The Effect’s vents are pretty easy to open and close, but it took a little practice to operate the system with gloves on. The Effect’s vents are controlled by a single slider (see the above picture) and that slider on my Effect helmet was definitely more difficult to open and close than the vents on either the Smith Vantage or Variant—this isn’t a big deal, but there is more resistance in the Effect’s system.
Goggle Fit / Fogging
I’ve used the Giro Onset, the Julbo Meteor, and my favorite Smith IOX with the Pret Effect. All of these goggles work well with the helmet, and I haven’t had any fit issues.
This helmet does not have vents or air channels designed to prevent goggle fogging, though. These vents have become a common feature on helmets, but I’m not sure how effective they are—I haven’t had any more goggle fogging issues with the Effect than I’ve had with any other helmet I’ve used.
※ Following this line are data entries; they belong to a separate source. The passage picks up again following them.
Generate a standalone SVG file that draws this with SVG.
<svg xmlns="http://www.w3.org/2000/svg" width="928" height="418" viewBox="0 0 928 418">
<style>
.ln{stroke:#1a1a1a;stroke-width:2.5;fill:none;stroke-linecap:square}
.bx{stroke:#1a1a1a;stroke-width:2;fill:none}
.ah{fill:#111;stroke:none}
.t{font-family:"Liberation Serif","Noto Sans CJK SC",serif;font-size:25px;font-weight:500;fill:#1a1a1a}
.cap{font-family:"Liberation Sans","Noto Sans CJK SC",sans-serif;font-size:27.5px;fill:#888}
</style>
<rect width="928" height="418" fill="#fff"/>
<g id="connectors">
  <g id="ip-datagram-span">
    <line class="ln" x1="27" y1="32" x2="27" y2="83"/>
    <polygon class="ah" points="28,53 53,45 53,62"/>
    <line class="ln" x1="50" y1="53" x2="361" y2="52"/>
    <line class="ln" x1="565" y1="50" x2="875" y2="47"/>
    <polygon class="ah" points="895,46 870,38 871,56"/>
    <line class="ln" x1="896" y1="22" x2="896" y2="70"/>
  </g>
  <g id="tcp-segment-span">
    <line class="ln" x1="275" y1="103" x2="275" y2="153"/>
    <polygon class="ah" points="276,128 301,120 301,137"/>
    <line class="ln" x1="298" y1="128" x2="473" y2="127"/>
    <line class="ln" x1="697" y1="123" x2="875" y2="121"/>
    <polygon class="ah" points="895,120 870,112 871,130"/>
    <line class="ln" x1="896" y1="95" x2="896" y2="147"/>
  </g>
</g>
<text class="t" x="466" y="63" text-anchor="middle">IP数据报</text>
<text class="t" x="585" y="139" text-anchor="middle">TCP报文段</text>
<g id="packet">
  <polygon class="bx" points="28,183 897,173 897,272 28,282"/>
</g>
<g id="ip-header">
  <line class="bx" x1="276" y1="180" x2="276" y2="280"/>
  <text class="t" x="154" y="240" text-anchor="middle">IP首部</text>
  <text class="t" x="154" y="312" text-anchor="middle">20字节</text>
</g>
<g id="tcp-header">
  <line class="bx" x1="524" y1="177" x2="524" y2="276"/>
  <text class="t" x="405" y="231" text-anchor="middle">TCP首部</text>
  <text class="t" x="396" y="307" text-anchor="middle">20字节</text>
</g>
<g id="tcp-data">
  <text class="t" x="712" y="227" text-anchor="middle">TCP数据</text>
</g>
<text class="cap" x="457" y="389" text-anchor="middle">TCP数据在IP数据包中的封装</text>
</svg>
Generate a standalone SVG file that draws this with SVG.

This is always a personal call. I’m definitely drawn to understated helmet designs without a lot of flash and few vents. I think the Pret walks a nice line between adequate vents while still maintaining a clean shell surface.
The Pret meets the industry standard ATSM F2040, CE EN1077, which means that it’s been tested to meet both European and American standards for snowsports helmets. The CE testing is considered to be the more rigorous of the two, and involves a test where the helmet is dropped onto a metal spike.
I have not fallen onto any metal spikes or other nasty obstacles, but in the true spirit of a committed gear tester, I did take a high speed, 150-foot tomahawking fall down a north facing slope at Mt. Olympus.
While my pride may have been a bit dinged, the helmet and its contents remained intact and functional—everything stayed in place. I can only assume that the 10 people in Mt Olympus’s on-slope hot tub who gave me a standing ovation were applauding my choice of helmet rather than the spectacular crash.
The Pret Effect is a well-designed, comfortable helmet that has a variety of smart features—including innovative magnetic buckles. I think it’s one of the best helmets I’ve used. If you’re looking for a new helmet this season, I think it’s definitely worth your consideration.